3. Match Workflow With Style
We’ve touched on this briefly already, but it bears repeating. Now is an opportunity to revisit your webinar production workflow and match it to your style.
Here’s an example. If you’ve discovered that comments, feedback, and Q&A sessions are where you stand head and shoulders above your competition, you might double down on software that supports that kind of interaction.
Sharpening Your Content
Let’s shift away from tools and hone in on what actually matters. What do you have to say, and how can you get better at saying it?
4. Ask, Don’t Predict
By the time you reach the point of having established a halfway decent webinar format, you’ve probably already identified the basic shape of what your viewer base looks for. You’ll have an instinctive inkling by now of what your target audience wants. But how can you get more granular with that? What kind of crystal ball do you need to foretell where you should drive your content next?
It’s an odd thing, but in so many corners of life, we invest ridiculous amounts of emotional and mental energy into figuring out what people want, when a far easier option is staring us right in the face. You can just ask.
An easy way to do that is to reach out to your most active audience members with a few simple questions about what they like, and what they’d love to see next.
5. Narrow Your Focus
This challenge is so easy to identify, but it’s something with which most content creators will eternally struggle. I’m talking about keeping your message simple.
A lot of this boils down to how human brains work. We’re pathologically complicated. You might be planning out one critical, specifically defined topic. But most people don’t think like that. Ideas for ten or more topics may spew out onto your page in your first draft.
Edit your work down. You needn’t discard all those excellent peripheral ideas! But aim to speak about one topic well instead of a kitchen sink of half-baked ideas.
6. Spend Time on Writing
Bear in mind that some content lends itself better to the written word. It’s a good idea to move your broader contextual content to an in-depth long-form article where appropriate.
Even if your style leans to impromptu speaking and winging it, be sure you have a structure to follow and a laser-precise slide deck to offset a free and easy delivery style. Don’t let your writing be an afterthought.
Strengthening Your Voice
Finally, there’s your voice— the place where your personality and delivery style bumps up against what it is that you have to say. Here are some tonal elements you can build into your voice that can urge your viewers to action.
7. Manufacture Urgency
A string of events only becomes a story when something is at stake. Your viewers need a reason to listen and that reason needs to be directly connected to their well-being.
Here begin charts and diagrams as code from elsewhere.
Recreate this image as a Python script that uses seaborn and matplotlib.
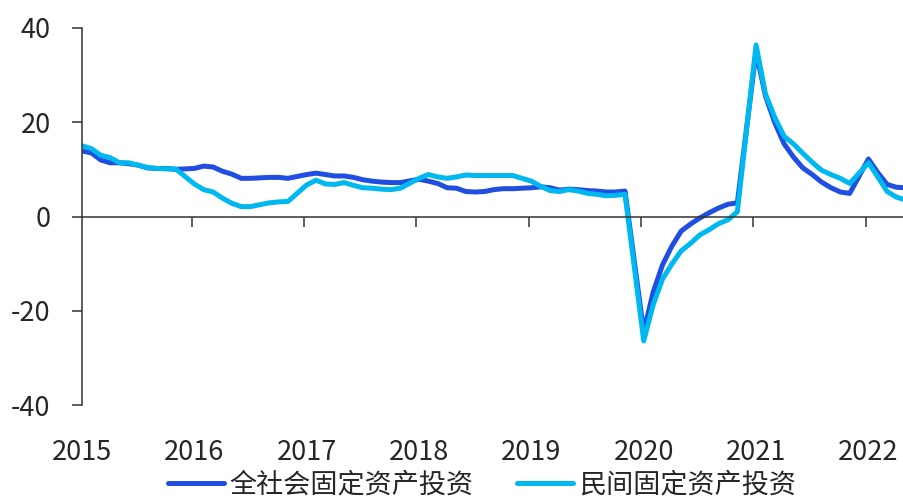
import matplotlib
matplotlib.use("Agg")
import matplotlib.pyplot as plt
import pandas as pd
import seaborn as sns

# monthly cumulative yoy (%), Jan is merged into Feb, so each year starts in Feb
years = [2015, 2016, 2017, 2018, 2019, 2020, 2021, 2022]
year_labels = [str(y) for y in years]
series_names = ["全社会固定资产投资", "民间固定资产投资"]

total_fai = [
    13.9, 13.5, 12.0, 11.4, 11.4, 11.2, 10.9, 10.3, 10.2, 10.2, 10.0,
    10.2, 10.7, 10.5, 9.6, 9.0, 8.1, 8.1, 8.2, 8.3, 8.3, 8.1,
    8.9, 9.2, 8.9, 8.6, 8.6, 8.3, 7.8, 7.5, 7.3, 7.2, 7.2,
    7.9, 7.5, 7.0, 6.1, 6.0, 5.3, 5.2, 5.3, 5.7, 5.9, 5.9,
    6.1, 6.3, 6.1, 5.6, 5.8, 5.7, 5.5, 5.4, 5.2, 5.2, 5.4,
    -24.5, -16.1, -10.3, -6.3, -3.1, -1.6, -0.3, 0.8, 1.8, 2.6, 2.9,
    35.0, 25.6, 19.9, 15.4, 12.6, 10.3, 8.9, 7.3, 6.1, 5.2, 4.9,
    12.2, 9.3, 6.8, 6.2, 6.1,
]
private_fai = [
    15.0, 14.4, 13.0, 12.5, 11.4, 11.4, 10.9, 10.4, 10.2, 10.1, 10.1,
    6.9, 5.7, 5.2, 3.9, 2.8, 2.1, 2.1, 2.5, 2.9, 3.1, 3.2,
    6.7, 7.7, 6.9, 6.8, 7.2, 6.6, 6.1, 6.0, 5.8, 5.7, 6.0,
    8.1, 8.9, 8.4, 8.1, 8.4, 8.8, 8.7, 8.7, 8.7, 8.7, 8.7,
    7.5, 6.4, 5.5, 5.3, 5.7, 5.4, 4.9, 4.7, 4.4, 4.5, 4.7,
    -26.4, -18.8, -13.3, -10.1, -7.3, -5.7, -3.9, -2.8, -1.5, -0.7, 1.0,
    36.4, 26.0, 21.0, 17.0, 15.4, 13.4, 11.5, 9.8, 8.9, 8.1, 7.0,
    11.4, 8.4, 5.3, 4.1, 3.5,
]

# month index counted from Feb 2015 (Jan slots stay empty)
months = []
for y in years:
    last = 6 if y == 2022 else 12
    for m in range(2, last + 1):
        months.append((y - 2015) * 12 + (m - 2))

df = pd.concat([
    pd.DataFrame({"t": months, "value": total_fai, "series": series_names[0]}),
    pd.DataFrame({"t": months, "value": private_fai, "series": series_names[1]}),
])

sns.set_theme(style="white")
plt.rcParams["font.family"] = ["Noto Sans CJK SC", "DejaVu Sans"]
plt.rcParams["axes.unicode_minus"] = False

fig = plt.figure(figsize=(9.04, 4.98), dpi=100)
ax = fig.add_axes([82 / 904, 1 - 405 / 498, 822 / 904, 377 / 498])

sns.lineplot(data=df, x="t", y="value", hue="series", hue_order=series_names,
             palette=["#204EE0", "#00B8F0"], linewidth=3.6, legend=False, ax=ax)

ax.set_xlim(0, 87.8)
ax.set_ylim(-40, 40)
ax.set_yticks([-40, -20, 0, 20, 40])
ax.set_xlabel("")
ax.set_ylabel("")

for s in ["top", "right"]:
    ax.spines[s].set_visible(False)
ax.spines["bottom"].set_position(("data", 0))
for s in ["left", "bottom"]:
    ax.spines[s].set_color("#333333")
    ax.spines[s].set_linewidth(1.1)

ax.set_xticks([12 * k for k in range(len(years))])
ax.set_xticklabels(year_labels)
ax.set_xticks([12 * k - 0.3 for k in range(1, len(years))], minor=True)
ax.tick_params(axis="x", which="major", length=0, pad=160, labelsize=19.5)
ax.tick_params(axis="x", which="minor", bottom=True, direction="out",
               length=7.5, width=1.1, color="#333333")
ax.tick_params(axis="y", left=True, direction="out", length=7.5, width=1.1,
               color="#333333", pad=15, labelsize=19.5)

fig.legend(ax.lines[:2], series_names, loc="center",
           bbox_to_anchor=(0.533, 1 - 485 / 498), ncol=2, frameon=False,
           fontsize=19.5, handlelength=2.07, handletextpad=0.22,
           columnspacing=1.6, borderpad=0)

fig.savefig("out.png", dpi=100)
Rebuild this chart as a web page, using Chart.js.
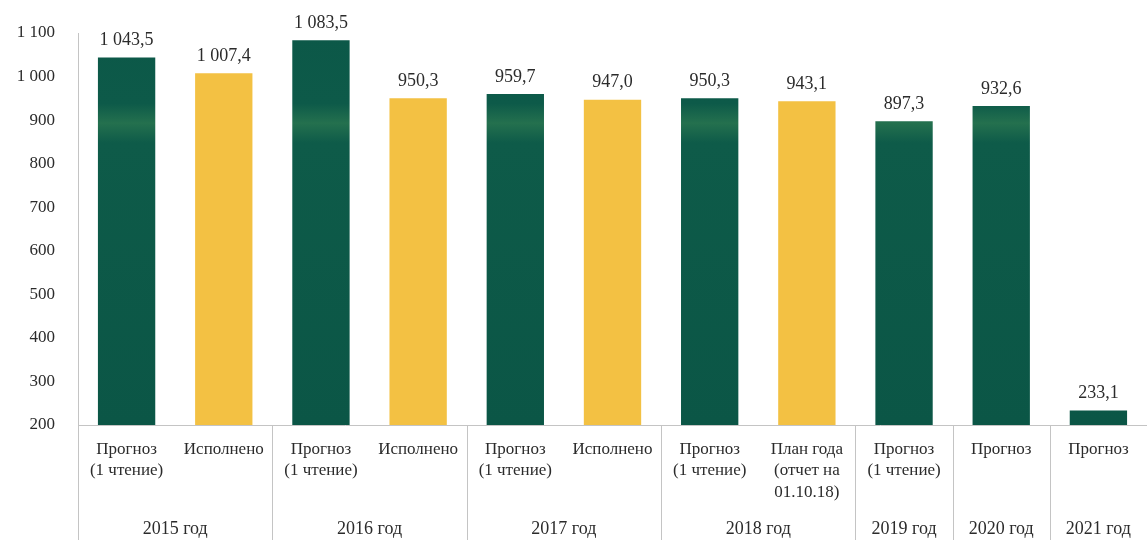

One great way to achieve this is to build topical content into your production line-up. Evergreen content is great, but there’s a special power to content that starts with a literal or imaginary “BREAKING NEWS” hanging over its headline.
Also, always remember the age-old adage of talking about benefits instead of features. As you look over each new webinar, ask yourself: Does this new thing benefit my audience right now… Why? What do they lose by not listening right now… Why? Yeah, just ask why a lot, and build energy around urgency.
8. Position Yourself as the Guide
Not to throw shade on our species as a whole, but people are self-centered. We see the world through our own unique lens. We’re all the central hero in our own life story. The problem is, there can only be one main hero per story. The last thing you want to do is to position yourself as the hero of your webinar story because then you’re relegating your audience to a bit part. Where’s the fun in that?
Instead of being their hero, aim to be their guide. As you level up your webinar game, focus on your audience as a hero on a quest. Build your delivery around what they’re seeking, and not what you’ve already found.
9. Take a Few Risks Here and There
And finally, it’s always good to be careful about success leading to complacency. Whatever works for you, don’t be afraid to shake it up! Experimenting with your content to learn more about what your audience likes is always useful. But risk-taking delivers the additional reward of making your model resilient to the competition.
The more strings you have to your bow the more you can zig when your competition zags.